FAQs Regarding How to Tile Into a Corner
Whenever corner tiling comes into the discussion, inevitably two questions arise. So let’s deal with those now because a lot of people will be wondering the same.
Do I Overlap the Tile Corners?
Yes. Your tile corners should overlap for the best finish to the tiling job. Don’t try to make the edges meet, just overlap them. You want the tiles as close as possible to ensure the space between them is as small as possible. Leave just enough room to squeeze the tile into the corner. The caulk beading hides and seals the remaining gap.
Do I Start the Tiles in the Corners?
Some tilers like starting the tile patterns in the corners and work their way outward from there. Some tile patterns feature squares or multi-tiled strips on the panel, allowing you to start from the far corner of the room, giving a more consistent look to the flooring. Start from the corner farthest away from the door.
Other tile patterns may require you to tile the perimeter, working towards the center of the room to complete the design. However, tiling the walls requires a different strategy, and you'll start from the center of the wall at the bottom. You might have to cut a few more tiles, but the result looks far more professional.
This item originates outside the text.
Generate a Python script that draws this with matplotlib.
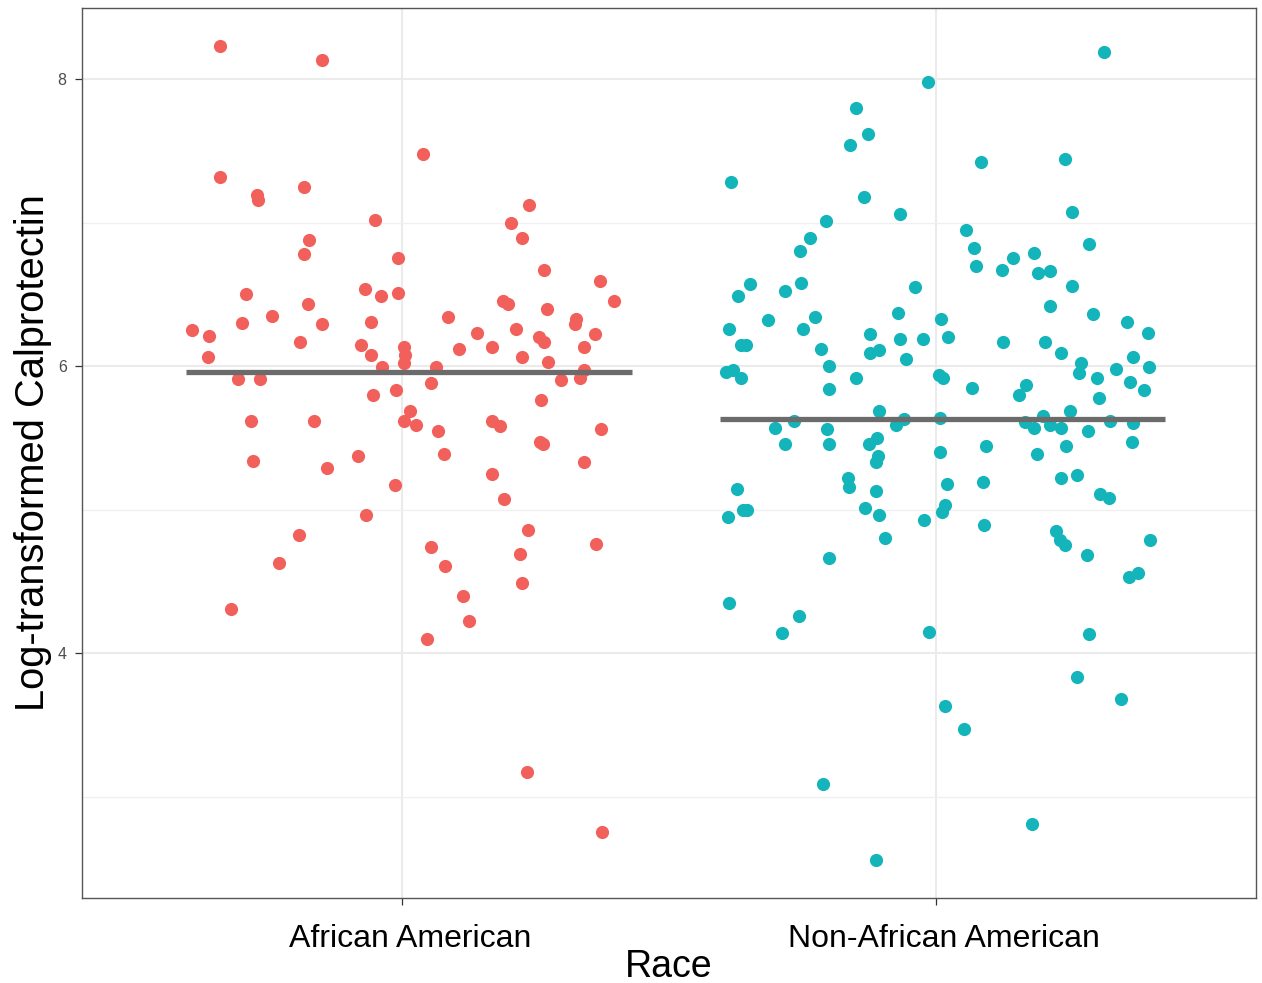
import matplotlib
matplotlib.use("Agg")
import matplotlib.pyplot as plt
import matplotlib.transforms as mtransforms
import numpy as np

categories = ["African American", "Non-African American"]

# African American: horizontal jitter offset and log-transformed calprotectin
aa_jitter = [-0.341, -0.150, -0.341, -0.272, -0.270, -0.184, 0.039, 0.238, -0.051, 0.203,
             -0.174, 0.225, -0.184, -0.008, 0.265, 0.371, -0.293, -0.069, -0.039, -0.008,
             -0.176, -0.244, -0.300, -0.394, -0.362, -0.150, -0.058, 0.086, 0.188, 0.199,
             0.272, 0.396, 0.326, 0.323, 0.214, 0.141, 0.362, -0.191, -0.077, 0.004,
             0.006, 0.004, 0.107, 0.169, 0.257, 0.266, 0.340, -0.364, -0.058, 0.225,
             0.274, -0.038, 0.064, -0.308, -0.266, 0.334, 0.340, 0.298, -0.011, 0.054,
             -0.054, 0.261, 0.015, -0.283, 0.004, 0.026, -0.165, 0.169, 0.184, 0.068,
             0.373, 0.259, 0.263, -0.280, -0.083, 0.079, -0.141, 0.341, 0.169, -0.013,
             0.191, -0.068, 0.236, -0.193, 0.054, 0.364, 0.221, -0.231, 0.081, 0.225,
             0.114, -0.321, 0.126, 0.047, 0.233, 0.375]
aa_values = [8.23, 8.13, 7.32, 7.19, 7.16, 7.25, 7.48, 7.12, 7.02, 7.00,
             6.88, 6.89, 6.78, 6.75, 6.67, 6.59, 6.50, 6.54, 6.49, 6.51,
             6.43, 6.35, 6.30, 6.25, 6.21, 6.29, 6.31, 6.34, 6.45, 6.43,
             6.40, 6.45, 6.33, 6.29, 6.26, 6.23, 6.22, 6.17, 6.15, 6.13,
             6.08, 6.02, 6.12, 6.13, 6.20, 6.17, 6.13, 6.06, 6.08, 6.06,
             6.03, 5.99, 5.99, 5.91, 5.91, 5.92, 5.97, 5.90, 5.83, 5.88,
             5.80, 5.76, 5.69, 5.62, 5.62, 5.59, 5.62, 5.62, 5.58, 5.55,
             5.56, 5.47, 5.46, 5.34, 5.37, 5.39, 5.29, 5.33, 5.25, 5.17,
             5.07, 4.96, 4.86, 4.82, 4.74, 4.76, 4.69, 4.63, 4.61, 4.49,
             4.40, 4.31, 4.22, 4.10, 3.17, 2.75]

# Non-African American
naa_jitter = [0.315, -0.015, -0.150, -0.128, -0.161, 0.084, 0.242, -0.383, -0.135, 0.255,
              -0.068, -0.205, 0.056, -0.236, 0.287, 0.071, -0.255, 0.184, 0.144, 0.075,
              0.124, 0.191, 0.214, -0.349, -0.253, -0.371, -0.283, -0.039, 0.255, 0.214,
              -0.071, -0.227, -0.315, 0.009, 0.295, 0.358, -0.388, -0.248, -0.366, -0.356,
              -0.216, -0.124, -0.068, -0.024, -0.124, -0.107, -0.056, 0.023, 0.126, 0.205,
              0.398, 0.235, 0.370, 0.400, 0.272, 0.268, 0.338, 0.302, 0.364, 0.390,
              0.306, -0.394, -0.381, -0.366, -0.201, -0.150, -0.201, 0.006, 0.013, 0.068,
              0.169, 0.156, -0.107, -0.266, -0.302, -0.203, -0.075, -0.060, 0.008, 0.201,
              0.251, 0.167, 0.184, 0.214, 0.235, 0.326, 0.370, 0.285, 0.368, -0.283,
              -0.201, -0.126, -0.111, -0.113, -0.109, 0.008, 0.094, 0.244, 0.189, -0.165,
              -0.163, -0.113, -0.373, -0.362, -0.353, -0.390, -0.133, -0.107, -0.096, -0.023,
              0.011, 0.017, 0.021, 0.088, 0.235, 0.265, 0.308, 0.325, 0.090, 0.225,
              0.233, 0.242, 0.283, 0.402, -0.201, 0.362, 0.379, -0.388, -0.257, -0.289,
              -0.013, 0.287, 0.265, 0.347, 0.017, 0.053, -0.212, 0.180, -0.113]
naa_values = [8.19, 7.98, 7.80, 7.62, 7.54, 7.42, 7.44, 7.28, 7.18, 7.07,
              7.06, 7.01, 6.95, 6.89, 6.85, 6.82, 6.80, 6.79, 6.75, 6.70,
              6.67, 6.65, 6.66, 6.57, 6.58, 6.49, 6.52, 6.55, 6.56, 6.42,
              6.37, 6.34, 6.32, 6.33, 6.36, 6.31, 6.26, 6.26, 6.15, 6.15,
              6.12, 6.22, 6.19, 6.19, 6.09, 6.11, 6.05, 6.20, 6.17, 6.17,
              6.23, 6.09, 6.06, 5.99, 6.02, 5.95, 5.98, 5.92, 5.89, 5.83,
              5.78, 5.96, 5.97, 5.92, 6.00, 5.92, 5.84, 5.94, 5.92, 5.85,
              5.87, 5.80, 5.69, 5.62, 5.57, 5.56, 5.59, 5.63, 5.64, 5.65,
              5.69, 5.61, 5.57, 5.59, 5.57, 5.62, 5.60, 5.55, 5.47, 5.46,
              5.46, 5.46, 5.50, 5.33, 5.37, 5.40, 5.44, 5.44, 5.39, 5.22,
              5.16, 5.13, 5.14, 5.00, 5.00, 4.95, 5.01, 4.96, 4.80, 4.93,
              4.98, 5.03, 5.18, 5.19, 5.22, 5.24, 5.11, 5.08, 4.89, 4.85,
              4.79, 4.75, 4.68, 4.79, 4.66, 4.53, 4.56, 4.35, 4.26, 4.14,
              4.15, 4.13, 3.83, 3.68, 3.63, 3.47, 3.09, 2.81, 2.56]

group_means = [5.96, 5.63]

y_ticks = [4, 6, 8]
y_minor = [3, 5, 7]

colors = ["#F2605B", "#13B5BA"]
line_lo, line_hi = -0.405, 0.43

fig = plt.figure(figsize=(12.62, 9.83), dpi=100)
ax = fig.add_axes([82 / 1262, 1 - 898 / 983, (1256 - 82) / 1262, (898 - 8) / 983])

xs = [1, 2]
jit = [aa_jitter, naa_jitter]
vals = [aa_values, naa_values]

for i in range(2):
    ax.scatter(np.array(jit[i]) + xs[i], vals[i], s=90, color=colors[i],
               linewidths=0, zorder=3)

for i in range(2):
    ax.hlines(group_means[i], xs[i] + line_lo, xs[i] + line_hi, color="#6B6B6B",
              linewidth=3.8, zorder=4)

ax.set_xlim(0.4, 2.6)
ax.set_ylim(2.293, 8.495)
ax.set_xticks(xs)
ax.set_xticklabels(categories, fontsize=23, color="black", family="Liberation Sans")
ax.set_yticks(y_ticks)
ax.set_yticklabels([str(t) for t in y_ticks], fontsize=11.5, color="#4D4D4D",
                   family="Liberation Sans")
ax.set_yticks(y_minor, minor=True)

ax.grid(True, which="major", color="#EBEBEB", linewidth=1.5, zorder=0)
ax.grid(True, which="minor", axis="y", color="#F0F0F0", linewidth=1.0, zorder=0)
ax.set_axisbelow(True)

ax.tick_params(axis="both", which="major", length=5, width=0.9, color="#333333")
ax.tick_params(axis="x", pad=14)
ax.tick_params(axis="y", pad=6)
ax.tick_params(axis="y", which="minor", length=0)

# shift x tick labels slightly to the right like the reference (after tick_params)
offset = mtransforms.ScaledTranslation(8 / 100, 0, fig.dpi_scale_trans)
for lab in ax.get_xticklabels():
    lab.set_transform(lab.get_transform() + offset)

for sp in ax.spines.values():
    sp.set_color("#555555")
    sp.set_linewidth(1.0)

ax.set_xlabel("Race", fontsize=27, family="Liberation Sans", labelpad=-4)
ax.set_ylabel("Log-transformed Calprotectin", fontsize=28.7, family="Liberation Sans",
              labelpad=4)

fig.savefig("out.png", dpi=100)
And That's How to Tile an Inside Corner Like a Pro
This procedure is only scary or concerning the first time because you've never done it, so you have a lot of little questions or you worry that you're missing something obvious. If I could boil it down to the most simple explanation, it'd be like this: Start tiling in the corners, overlap the tiles in the corner, and work your way outward. That's it! And now you do know how to tile inside corners and can proceed with confidence.